---------- Supplied records ----------
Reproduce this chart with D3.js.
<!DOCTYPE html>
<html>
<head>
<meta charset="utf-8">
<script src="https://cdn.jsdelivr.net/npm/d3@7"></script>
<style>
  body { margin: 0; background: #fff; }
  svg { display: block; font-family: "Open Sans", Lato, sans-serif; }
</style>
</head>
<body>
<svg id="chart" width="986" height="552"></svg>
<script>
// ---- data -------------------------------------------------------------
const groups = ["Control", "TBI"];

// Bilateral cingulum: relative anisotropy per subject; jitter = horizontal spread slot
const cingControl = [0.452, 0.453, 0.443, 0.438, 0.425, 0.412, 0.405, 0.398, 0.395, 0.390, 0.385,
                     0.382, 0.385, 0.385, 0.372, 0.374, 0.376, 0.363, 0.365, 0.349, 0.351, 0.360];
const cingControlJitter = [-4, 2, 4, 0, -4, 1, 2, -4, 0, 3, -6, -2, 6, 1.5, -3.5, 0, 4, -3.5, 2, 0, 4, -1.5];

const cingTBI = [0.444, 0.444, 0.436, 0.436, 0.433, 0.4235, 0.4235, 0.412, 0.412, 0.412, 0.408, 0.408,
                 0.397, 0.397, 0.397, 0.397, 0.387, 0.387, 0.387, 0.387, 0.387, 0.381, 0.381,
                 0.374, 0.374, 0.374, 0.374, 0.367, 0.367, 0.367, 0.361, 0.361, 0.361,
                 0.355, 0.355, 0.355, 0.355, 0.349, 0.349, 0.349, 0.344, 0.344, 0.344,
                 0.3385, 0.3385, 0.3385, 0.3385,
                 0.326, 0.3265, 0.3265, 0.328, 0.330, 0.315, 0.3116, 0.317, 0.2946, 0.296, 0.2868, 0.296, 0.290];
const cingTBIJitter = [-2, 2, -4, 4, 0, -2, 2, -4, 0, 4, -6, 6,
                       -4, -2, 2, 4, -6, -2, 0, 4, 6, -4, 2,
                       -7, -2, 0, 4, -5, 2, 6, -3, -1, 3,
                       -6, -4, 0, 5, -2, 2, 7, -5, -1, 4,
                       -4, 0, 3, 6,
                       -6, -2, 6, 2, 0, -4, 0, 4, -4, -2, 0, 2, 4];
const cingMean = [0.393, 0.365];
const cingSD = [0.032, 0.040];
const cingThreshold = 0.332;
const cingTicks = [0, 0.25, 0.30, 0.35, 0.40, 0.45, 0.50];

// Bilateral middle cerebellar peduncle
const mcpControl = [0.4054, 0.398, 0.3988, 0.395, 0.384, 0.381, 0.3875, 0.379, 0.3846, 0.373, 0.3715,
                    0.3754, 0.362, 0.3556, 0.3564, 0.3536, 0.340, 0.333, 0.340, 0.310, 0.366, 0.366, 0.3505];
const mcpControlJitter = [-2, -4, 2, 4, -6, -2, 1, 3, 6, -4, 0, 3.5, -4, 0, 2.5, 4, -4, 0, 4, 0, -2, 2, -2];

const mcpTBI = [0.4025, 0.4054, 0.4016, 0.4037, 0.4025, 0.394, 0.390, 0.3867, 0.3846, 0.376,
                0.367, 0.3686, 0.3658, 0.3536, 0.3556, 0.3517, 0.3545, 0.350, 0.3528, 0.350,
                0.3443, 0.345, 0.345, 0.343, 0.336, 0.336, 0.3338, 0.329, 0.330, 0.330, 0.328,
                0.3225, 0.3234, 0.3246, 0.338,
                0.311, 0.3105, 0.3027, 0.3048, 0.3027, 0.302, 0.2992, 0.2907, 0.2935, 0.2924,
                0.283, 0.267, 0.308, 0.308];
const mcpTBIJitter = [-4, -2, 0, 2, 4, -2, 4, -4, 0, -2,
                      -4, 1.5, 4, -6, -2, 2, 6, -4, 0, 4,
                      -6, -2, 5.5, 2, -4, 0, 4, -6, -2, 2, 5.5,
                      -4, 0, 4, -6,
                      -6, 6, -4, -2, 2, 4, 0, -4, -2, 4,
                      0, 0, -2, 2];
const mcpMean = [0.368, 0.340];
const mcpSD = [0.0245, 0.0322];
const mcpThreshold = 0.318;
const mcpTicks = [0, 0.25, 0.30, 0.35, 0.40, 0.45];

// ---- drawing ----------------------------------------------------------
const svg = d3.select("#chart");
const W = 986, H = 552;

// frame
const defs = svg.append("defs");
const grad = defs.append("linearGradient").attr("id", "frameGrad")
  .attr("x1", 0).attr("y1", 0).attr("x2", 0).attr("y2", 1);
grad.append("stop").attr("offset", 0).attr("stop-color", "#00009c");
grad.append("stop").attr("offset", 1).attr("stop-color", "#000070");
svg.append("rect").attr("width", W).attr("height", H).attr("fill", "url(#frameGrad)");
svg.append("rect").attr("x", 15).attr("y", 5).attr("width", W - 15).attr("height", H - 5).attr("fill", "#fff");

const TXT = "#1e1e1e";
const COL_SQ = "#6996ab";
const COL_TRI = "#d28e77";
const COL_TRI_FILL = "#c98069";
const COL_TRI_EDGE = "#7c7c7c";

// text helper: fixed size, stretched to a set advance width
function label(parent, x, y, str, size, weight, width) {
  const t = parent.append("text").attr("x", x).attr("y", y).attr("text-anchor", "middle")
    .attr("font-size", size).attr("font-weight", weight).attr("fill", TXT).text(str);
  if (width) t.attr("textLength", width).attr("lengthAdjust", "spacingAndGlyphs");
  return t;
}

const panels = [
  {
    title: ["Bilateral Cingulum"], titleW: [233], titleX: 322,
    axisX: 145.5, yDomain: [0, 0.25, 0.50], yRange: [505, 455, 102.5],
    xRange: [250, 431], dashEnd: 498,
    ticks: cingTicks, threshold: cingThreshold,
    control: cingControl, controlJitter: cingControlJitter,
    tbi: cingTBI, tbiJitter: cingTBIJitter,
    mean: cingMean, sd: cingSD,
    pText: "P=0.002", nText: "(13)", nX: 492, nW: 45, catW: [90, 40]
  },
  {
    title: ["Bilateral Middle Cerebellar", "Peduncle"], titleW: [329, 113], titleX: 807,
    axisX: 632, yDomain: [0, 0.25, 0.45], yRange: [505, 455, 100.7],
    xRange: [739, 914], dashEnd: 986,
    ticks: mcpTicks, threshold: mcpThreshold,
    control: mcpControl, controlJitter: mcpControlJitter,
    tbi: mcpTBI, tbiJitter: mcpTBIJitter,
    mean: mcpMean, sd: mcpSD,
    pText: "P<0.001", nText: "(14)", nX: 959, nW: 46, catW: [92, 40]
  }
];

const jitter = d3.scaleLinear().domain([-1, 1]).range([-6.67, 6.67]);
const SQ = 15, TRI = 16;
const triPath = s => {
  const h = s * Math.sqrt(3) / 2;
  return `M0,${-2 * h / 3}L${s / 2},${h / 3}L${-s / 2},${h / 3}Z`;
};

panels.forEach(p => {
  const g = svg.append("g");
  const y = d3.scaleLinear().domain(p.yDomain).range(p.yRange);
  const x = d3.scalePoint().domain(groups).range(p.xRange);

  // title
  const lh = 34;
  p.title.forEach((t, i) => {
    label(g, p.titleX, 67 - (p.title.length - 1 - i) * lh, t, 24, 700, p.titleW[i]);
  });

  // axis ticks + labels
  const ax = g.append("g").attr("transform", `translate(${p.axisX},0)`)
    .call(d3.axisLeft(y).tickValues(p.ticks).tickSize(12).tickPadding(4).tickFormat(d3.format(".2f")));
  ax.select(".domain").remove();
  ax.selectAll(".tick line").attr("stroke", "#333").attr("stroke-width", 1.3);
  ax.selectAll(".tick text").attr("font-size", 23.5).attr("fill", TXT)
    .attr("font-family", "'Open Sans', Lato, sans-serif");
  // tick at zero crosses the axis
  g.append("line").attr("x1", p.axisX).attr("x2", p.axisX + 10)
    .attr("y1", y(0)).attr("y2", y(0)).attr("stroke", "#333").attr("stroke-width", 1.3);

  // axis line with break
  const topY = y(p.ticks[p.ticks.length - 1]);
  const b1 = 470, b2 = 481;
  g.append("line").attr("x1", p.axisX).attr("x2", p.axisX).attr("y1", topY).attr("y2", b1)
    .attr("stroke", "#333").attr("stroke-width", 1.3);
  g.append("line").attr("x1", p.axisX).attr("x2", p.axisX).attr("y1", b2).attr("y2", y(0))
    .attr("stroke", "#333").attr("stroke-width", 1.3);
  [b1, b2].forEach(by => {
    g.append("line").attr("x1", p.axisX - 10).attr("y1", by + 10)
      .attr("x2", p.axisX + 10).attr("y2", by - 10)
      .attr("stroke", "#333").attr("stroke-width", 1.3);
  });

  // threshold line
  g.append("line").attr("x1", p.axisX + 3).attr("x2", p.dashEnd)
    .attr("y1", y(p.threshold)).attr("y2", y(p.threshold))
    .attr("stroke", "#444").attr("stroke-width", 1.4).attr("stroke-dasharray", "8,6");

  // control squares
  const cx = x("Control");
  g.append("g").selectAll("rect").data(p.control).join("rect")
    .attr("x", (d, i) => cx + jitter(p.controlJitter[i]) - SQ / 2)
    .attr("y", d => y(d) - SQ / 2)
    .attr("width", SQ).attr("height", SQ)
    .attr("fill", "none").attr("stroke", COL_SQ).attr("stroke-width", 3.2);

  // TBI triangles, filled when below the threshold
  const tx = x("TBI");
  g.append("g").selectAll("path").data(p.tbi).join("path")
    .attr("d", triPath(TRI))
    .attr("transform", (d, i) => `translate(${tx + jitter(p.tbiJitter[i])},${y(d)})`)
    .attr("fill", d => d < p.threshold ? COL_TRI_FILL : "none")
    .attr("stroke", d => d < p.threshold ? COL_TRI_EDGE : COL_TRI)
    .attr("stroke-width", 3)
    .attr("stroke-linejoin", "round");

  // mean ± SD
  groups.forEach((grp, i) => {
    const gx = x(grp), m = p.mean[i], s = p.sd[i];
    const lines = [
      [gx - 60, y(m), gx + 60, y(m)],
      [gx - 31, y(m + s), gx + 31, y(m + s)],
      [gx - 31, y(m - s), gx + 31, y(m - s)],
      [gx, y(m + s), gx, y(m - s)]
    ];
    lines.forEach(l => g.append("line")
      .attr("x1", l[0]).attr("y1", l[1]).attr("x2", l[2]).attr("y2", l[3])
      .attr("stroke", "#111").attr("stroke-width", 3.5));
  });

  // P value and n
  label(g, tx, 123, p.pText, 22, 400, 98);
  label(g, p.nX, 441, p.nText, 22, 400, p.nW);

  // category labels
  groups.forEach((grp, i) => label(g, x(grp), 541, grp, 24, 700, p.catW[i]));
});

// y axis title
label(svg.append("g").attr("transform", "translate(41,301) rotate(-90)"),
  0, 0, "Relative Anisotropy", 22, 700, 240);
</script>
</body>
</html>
----------
---------- Supplied records ----------
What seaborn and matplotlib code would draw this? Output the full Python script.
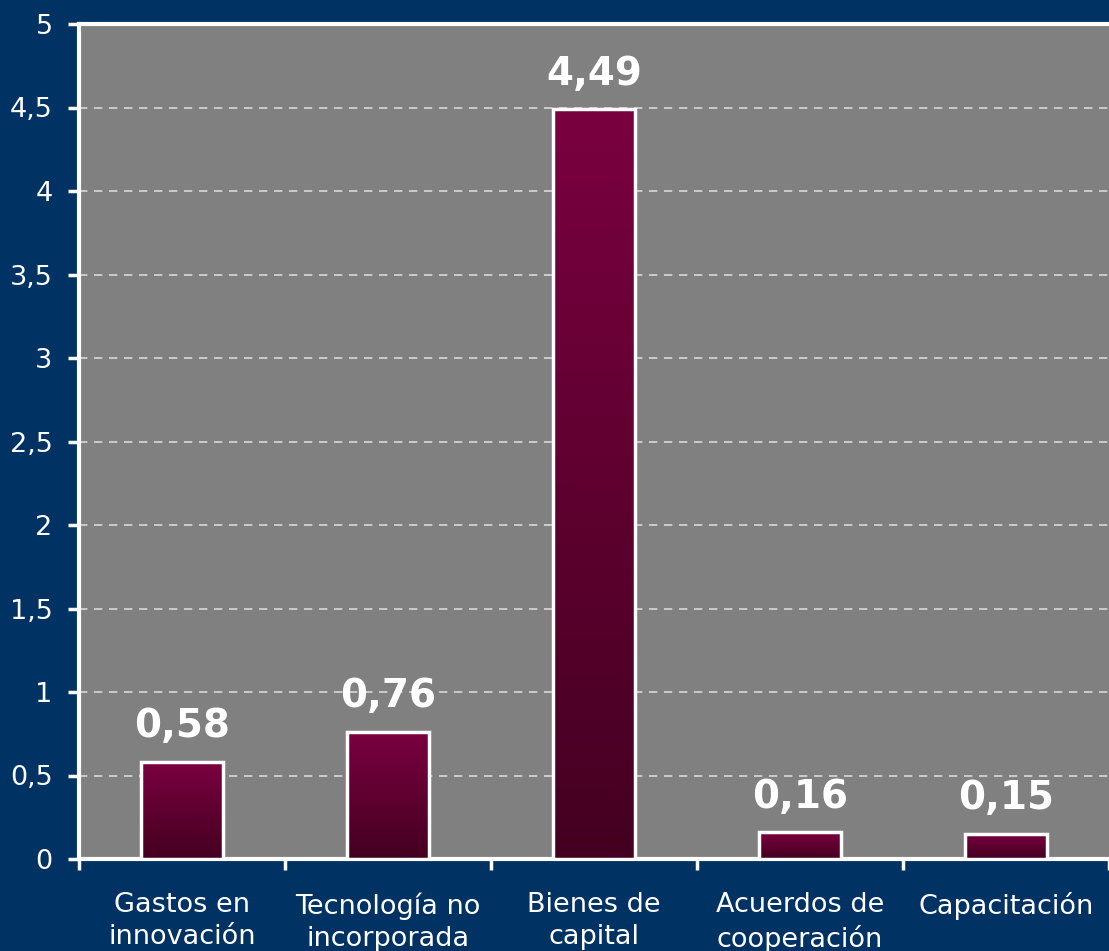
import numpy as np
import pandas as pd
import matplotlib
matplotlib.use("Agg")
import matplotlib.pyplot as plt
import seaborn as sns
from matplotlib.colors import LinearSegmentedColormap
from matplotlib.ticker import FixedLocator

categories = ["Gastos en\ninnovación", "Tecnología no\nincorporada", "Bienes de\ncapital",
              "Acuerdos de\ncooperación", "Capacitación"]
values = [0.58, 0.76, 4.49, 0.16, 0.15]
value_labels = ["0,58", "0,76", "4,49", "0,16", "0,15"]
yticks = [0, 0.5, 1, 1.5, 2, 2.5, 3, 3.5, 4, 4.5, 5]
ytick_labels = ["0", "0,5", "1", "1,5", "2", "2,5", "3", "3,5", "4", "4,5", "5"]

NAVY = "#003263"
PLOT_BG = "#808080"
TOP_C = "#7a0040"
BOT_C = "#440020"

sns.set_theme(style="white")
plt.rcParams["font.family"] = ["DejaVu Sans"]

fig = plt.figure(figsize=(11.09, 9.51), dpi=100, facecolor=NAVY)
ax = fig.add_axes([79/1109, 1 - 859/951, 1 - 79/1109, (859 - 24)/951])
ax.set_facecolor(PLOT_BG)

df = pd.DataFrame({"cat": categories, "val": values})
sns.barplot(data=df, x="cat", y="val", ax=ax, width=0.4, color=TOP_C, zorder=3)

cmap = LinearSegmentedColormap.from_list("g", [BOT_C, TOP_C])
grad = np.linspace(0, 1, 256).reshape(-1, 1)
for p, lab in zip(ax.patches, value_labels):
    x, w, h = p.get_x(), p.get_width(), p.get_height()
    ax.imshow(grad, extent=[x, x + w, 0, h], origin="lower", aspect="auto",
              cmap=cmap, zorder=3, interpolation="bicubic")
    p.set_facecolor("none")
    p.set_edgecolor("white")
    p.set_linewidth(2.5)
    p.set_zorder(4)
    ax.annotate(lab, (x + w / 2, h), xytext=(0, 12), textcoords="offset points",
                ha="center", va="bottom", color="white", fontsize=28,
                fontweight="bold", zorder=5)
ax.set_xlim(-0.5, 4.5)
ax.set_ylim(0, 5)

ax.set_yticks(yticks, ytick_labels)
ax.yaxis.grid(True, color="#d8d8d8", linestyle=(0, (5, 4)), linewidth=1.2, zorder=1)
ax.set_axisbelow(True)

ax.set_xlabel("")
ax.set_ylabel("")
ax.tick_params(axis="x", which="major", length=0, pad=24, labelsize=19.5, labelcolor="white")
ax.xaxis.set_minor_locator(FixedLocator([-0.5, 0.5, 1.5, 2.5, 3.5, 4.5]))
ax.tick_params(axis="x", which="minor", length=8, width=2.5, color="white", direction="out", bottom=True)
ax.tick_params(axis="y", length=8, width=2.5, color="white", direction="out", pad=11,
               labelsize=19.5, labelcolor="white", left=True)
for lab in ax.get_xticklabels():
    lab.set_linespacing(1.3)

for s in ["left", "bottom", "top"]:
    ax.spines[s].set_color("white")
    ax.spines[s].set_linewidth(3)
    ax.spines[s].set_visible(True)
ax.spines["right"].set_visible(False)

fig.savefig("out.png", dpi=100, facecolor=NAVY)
----------
---------- Supplied records ----------
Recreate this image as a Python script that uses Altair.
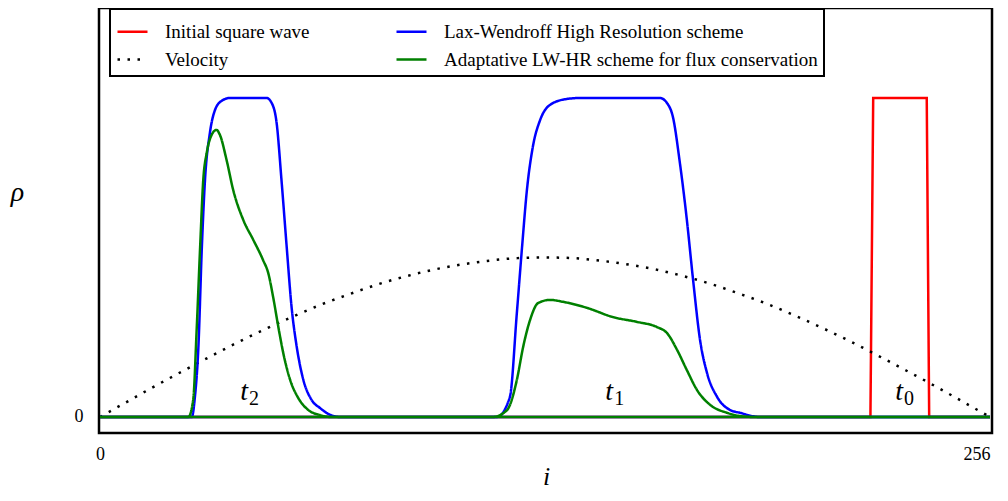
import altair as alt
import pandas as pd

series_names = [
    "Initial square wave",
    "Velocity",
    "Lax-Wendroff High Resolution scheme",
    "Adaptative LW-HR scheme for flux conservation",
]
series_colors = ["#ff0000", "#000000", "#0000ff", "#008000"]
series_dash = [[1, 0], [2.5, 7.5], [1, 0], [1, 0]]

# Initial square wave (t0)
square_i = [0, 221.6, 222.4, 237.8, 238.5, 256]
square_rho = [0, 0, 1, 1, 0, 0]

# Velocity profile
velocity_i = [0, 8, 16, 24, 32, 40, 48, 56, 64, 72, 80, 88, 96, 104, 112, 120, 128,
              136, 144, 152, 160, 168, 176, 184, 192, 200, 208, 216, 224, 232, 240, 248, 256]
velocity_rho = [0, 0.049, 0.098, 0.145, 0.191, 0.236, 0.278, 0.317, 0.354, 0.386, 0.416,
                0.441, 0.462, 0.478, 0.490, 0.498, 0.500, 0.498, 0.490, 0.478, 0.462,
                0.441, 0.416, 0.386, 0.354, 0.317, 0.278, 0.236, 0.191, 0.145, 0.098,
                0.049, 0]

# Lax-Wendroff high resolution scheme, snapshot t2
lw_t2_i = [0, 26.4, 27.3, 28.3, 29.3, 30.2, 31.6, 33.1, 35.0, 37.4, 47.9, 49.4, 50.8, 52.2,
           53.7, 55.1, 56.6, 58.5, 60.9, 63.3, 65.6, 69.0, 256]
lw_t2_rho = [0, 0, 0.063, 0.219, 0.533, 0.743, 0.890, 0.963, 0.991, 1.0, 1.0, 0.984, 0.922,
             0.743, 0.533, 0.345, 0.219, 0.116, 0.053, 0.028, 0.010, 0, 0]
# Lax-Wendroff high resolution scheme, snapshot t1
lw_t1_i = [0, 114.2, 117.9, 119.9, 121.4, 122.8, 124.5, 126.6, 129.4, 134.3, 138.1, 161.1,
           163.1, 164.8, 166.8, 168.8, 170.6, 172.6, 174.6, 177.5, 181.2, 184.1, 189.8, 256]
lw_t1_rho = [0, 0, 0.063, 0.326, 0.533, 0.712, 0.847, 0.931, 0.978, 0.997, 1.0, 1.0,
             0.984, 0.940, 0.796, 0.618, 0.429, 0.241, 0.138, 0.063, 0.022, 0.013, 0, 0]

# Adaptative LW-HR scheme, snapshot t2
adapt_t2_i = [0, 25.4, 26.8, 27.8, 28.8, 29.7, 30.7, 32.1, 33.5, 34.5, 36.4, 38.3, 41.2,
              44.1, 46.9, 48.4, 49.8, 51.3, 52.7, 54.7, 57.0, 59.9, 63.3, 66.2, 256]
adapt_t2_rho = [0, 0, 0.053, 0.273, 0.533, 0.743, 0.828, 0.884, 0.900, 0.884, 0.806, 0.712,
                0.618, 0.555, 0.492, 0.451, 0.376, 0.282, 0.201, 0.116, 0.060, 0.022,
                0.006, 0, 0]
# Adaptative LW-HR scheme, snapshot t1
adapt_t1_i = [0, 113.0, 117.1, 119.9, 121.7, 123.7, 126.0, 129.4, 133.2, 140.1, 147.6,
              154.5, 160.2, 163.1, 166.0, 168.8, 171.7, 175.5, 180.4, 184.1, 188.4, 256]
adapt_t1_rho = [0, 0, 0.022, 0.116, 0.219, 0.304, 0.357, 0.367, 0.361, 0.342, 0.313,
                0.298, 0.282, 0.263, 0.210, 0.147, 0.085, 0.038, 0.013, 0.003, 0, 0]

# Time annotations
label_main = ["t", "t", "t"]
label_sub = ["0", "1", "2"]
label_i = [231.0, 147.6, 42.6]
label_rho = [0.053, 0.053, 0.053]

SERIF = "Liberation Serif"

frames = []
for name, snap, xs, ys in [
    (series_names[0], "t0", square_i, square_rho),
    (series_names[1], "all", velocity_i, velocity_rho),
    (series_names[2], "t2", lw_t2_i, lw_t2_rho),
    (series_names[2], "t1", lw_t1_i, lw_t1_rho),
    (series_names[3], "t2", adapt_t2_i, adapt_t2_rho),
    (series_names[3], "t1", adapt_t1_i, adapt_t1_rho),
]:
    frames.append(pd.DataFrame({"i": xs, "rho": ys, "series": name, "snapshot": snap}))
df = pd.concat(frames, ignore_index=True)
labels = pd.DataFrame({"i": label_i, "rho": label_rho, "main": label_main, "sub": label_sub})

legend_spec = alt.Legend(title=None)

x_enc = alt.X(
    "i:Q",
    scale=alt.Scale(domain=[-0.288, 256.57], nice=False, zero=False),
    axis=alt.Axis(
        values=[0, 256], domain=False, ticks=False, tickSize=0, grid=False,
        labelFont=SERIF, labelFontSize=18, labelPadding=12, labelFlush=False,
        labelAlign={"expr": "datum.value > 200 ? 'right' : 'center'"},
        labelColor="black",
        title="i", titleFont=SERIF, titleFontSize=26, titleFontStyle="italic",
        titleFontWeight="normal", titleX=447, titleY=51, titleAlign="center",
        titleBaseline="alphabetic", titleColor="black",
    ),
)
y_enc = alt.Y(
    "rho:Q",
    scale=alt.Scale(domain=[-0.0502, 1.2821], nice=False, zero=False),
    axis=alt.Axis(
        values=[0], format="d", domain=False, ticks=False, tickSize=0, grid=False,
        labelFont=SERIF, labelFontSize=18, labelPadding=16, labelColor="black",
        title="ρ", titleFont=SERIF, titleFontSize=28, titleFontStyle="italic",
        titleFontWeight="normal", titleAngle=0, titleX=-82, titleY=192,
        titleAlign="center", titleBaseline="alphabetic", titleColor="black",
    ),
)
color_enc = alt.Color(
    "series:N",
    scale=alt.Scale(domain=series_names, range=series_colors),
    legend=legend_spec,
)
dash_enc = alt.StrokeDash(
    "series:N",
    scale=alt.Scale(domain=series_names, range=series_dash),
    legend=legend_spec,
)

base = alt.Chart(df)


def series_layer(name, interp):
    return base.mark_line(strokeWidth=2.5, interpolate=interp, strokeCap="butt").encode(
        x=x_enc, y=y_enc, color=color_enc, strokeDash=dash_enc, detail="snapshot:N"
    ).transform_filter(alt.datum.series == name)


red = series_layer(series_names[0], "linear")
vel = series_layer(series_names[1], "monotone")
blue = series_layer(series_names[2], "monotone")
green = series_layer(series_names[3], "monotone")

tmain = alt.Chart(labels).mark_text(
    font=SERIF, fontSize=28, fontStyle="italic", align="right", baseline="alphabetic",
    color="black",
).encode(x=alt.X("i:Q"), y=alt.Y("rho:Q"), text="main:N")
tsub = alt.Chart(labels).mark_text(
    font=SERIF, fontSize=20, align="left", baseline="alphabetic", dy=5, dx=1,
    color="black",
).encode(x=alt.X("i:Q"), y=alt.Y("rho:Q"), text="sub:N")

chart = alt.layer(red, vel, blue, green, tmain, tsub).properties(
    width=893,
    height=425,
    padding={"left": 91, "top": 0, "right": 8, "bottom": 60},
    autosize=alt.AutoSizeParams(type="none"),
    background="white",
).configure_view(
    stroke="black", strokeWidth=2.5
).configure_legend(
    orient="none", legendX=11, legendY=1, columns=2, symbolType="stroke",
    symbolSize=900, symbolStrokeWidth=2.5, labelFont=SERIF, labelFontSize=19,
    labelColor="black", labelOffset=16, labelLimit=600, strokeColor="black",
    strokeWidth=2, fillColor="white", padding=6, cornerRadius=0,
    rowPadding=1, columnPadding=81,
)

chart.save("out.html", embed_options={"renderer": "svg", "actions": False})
----------
- **Problem to solve**:
Both the line containing "What seaborn and" and the line containing "ax.set_axisbelow(True)" belong in the copy, along with every line between them. Reproduce that stretch exactly, without the pictures.

- **Reply to the exercise**:
What seaborn and matplotlib code would draw this? Output the full Python script.
import numpy as np
import pandas as pd
import matplotlib
matplotlib.use("Agg")
import matplotlib.pyplot as plt
import seaborn as sns
from matplotlib.colors import LinearSegmentedColormap
from matplotlib.ticker import FixedLocator

categories = ["Gastos en\ninnovación", "Tecnología no\nincorporada", "Bienes de\ncapital",
              "Acuerdos de\ncooperación", "Capacitación"]
values = [0.58, 0.76, 4.49, 0.16, 0.15]
value_labels = ["0,58", "0,76", "4,49", "0,16", "0,15"]
yticks = [0, 0.5, 1, 1.5, 2, 2.5, 3, 3.5, 4, 4.5, 5]
ytick_labels = ["0", "0,5", "1", "1,5", "2", "2,5", "3", "3,5", "4", "4,5", "5"]

NAVY = "#003263"
PLOT_BG = "#808080"
TOP_C = "#7a0040"
BOT_C = "#440020"

sns.set_theme(style="white")
plt.rcParams["font.family"] = ["DejaVu Sans"]

fig = plt.figure(figsize=(11.09, 9.51), dpi=100, facecolor=NAVY)
ax = fig.add_axes([79/1109, 1 - 859/951, 1 - 79/1109, (859 - 24)/951])
ax.set_facecolor(PLOT_BG)

df = pd.DataFrame({"cat": categories, "val": values})
sns.barplot(data=df, x="cat", y="val", ax=ax, width=0.4, color=TOP_C, zorder=3)

cmap = LinearSegmentedColormap.from_list("g", [BOT_C, TOP_C])
grad = np.linspace(0, 1, 256).reshape(-1, 1)
for p, lab in zip(ax.patches, value_labels):
    x, w, h = p.get_x(), p.get_width(), p.get_height()
    ax.imshow(grad, extent=[x, x + w, 0, h], origin="lower", aspect="auto",
              cmap=cmap, zorder=3, interpolation="bicubic")
    p.set_facecolor("none")
    p.set_edgecolor("white")
    p.set_linewidth(2.5)
    p.set_zorder(4)
    ax.annotate(lab, (x + w / 2, h), xytext=(0, 12), textcoords="offset points",
                ha="center", va="bottom", color="white", fontsize=28,
                fontweight="bold", zorder=5)
ax.set_xlim(-0.5, 4.5)
ax.set_ylim(0, 5)

ax.set_yticks(yticks, ytick_labels)
ax.yaxis.grid(True, color="#d8d8d8", linestyle=(0, (5, 4)), linewidth=1.2, zorder=1)
ax.set_axisbelow(True)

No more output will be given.